世田谷パブリックシアター2024年度ラインアップ発表会
質疑応答において、近年の物価高により影響を受けていることはあるかと問われた白井はまず「むちゃくちゃあります」と力強く答え、「コロナ禍の4年間で観客が演劇から離れているという危機感がまずある。物価高で美術の材料費も高騰していて、チケット代を上げざるを得なくなるが、そうすると若い観客にとって演劇が遠いものになってしまうという悪循環に陥っている。劇場文化が衰退しないように踏ん張るのも公共劇場の役目ではないかと思っている」と説明した。また、若い世代の劇場離れについては「非常に閉じた観客層になって来ていると危機感を持っている。自分の舞台に出演してくれた20代の若者たちに、先日世田谷パブリックシアターで上演した公演を見に来てもらったら、この劇場に来るのが初めてだという人がほとんどだったことにショックを受けた。これはなぜかということをみんなで考えなくてはならないと思う」と自身の経験も交えて語った。

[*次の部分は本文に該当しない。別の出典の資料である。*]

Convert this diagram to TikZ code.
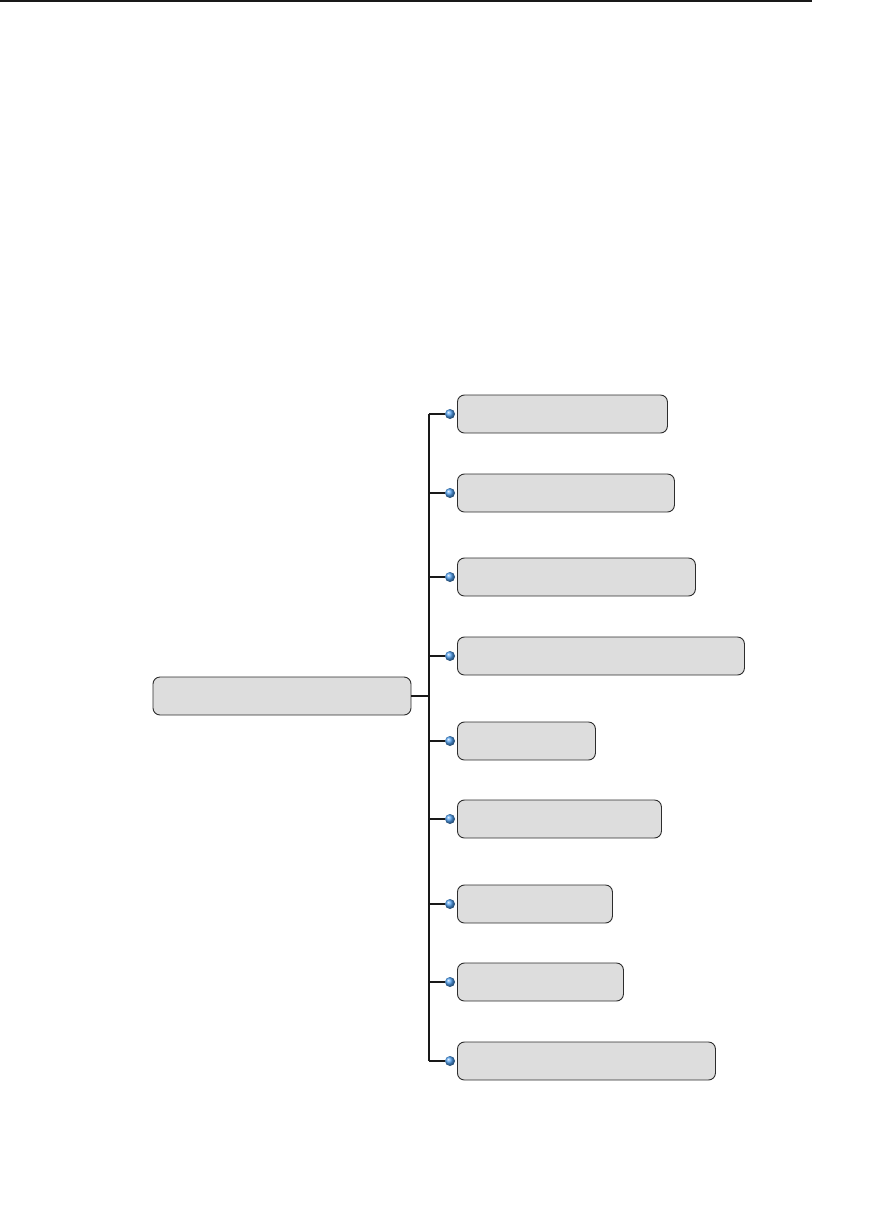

世田谷パブリックシアターの芸術監督に就任した当初から白井は、自分の役割は未来の世代への橋渡しだと述べ、若い世代と積極的に交流し、彼らに機会を与えたいという意思を示してきた。就任3年目となる2024年度のラインアップ発表会も、その思いが強く感じられるものだった。若い世代への期待を口にし、実際に起用することは多くの演劇人にとって励みにもなるだろう。また、フィーチャード・シアターなど、新たなアーティストやカンパニーを起用する機会をより作り出そうとする姿勢も評価できる。それと並行して、長年世田谷パブリックシアターが取り組んできた海外招聘公演や学芸事業を継続して大切に守っていることも伝わってきた。この劇場がこれまで培ってきたものを生かしながら、新たな種を蒔いていこうとする白井芸術監督の方向性が、舞台芸術における希望としてさらに発展したものになっていくことを期待したい。